Ich als Betriebsinhaber (oder ein eingewiesener Vorarbeiter) muss täglich das Gerüst meiner Mitarbeiter prüfen und bei der kleinsten Beanstandung das Arbeiten auf dem gesamten Gerüst untersagen.
Ab einer Höhe von 5 Metern ist in Zukunft ein Treppenhausturm vorgeschrieben. Das Gerüst darf nicht mehr über Leiterngänge betreten werden: Jedes zweite Einfamilienhaus ist höher als 5 Meter. Die Kosten muss der Kunde tragen.
Gleiche Pflicht für alle!
Sicher gibt es viele Firmen, die diese Vorschriften nicht einhalten werden und damit billiger anbieten können. Das ist Wettbewerbsverzerrung.
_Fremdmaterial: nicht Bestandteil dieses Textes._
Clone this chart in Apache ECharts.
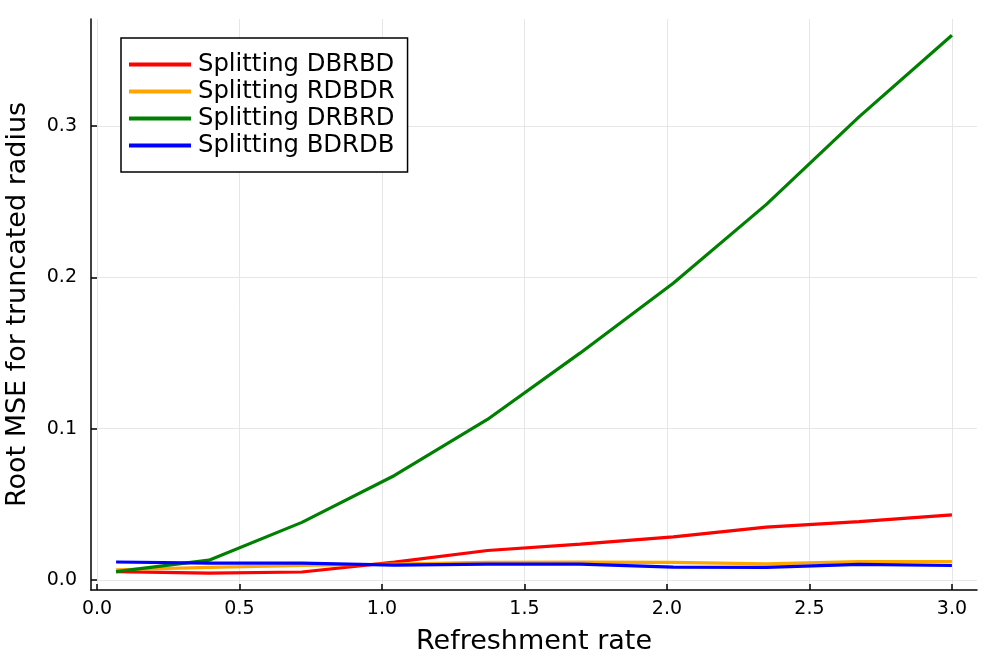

Meine Meinung ist: Wenn, dann muss das alles rigoros überprüft werden, damit jeder unter den gleichen Bedingungen arbeitet und anbietet. Aus Personalmangel wird das aber nur stichprobenartig überprüft werden können. Der Privatkunde kennt diese Vorschriften nicht und wird auf die „Blender“ hereinfallen. Die ehrlichen Betriebe haben das Nachsehen – ganz sicher!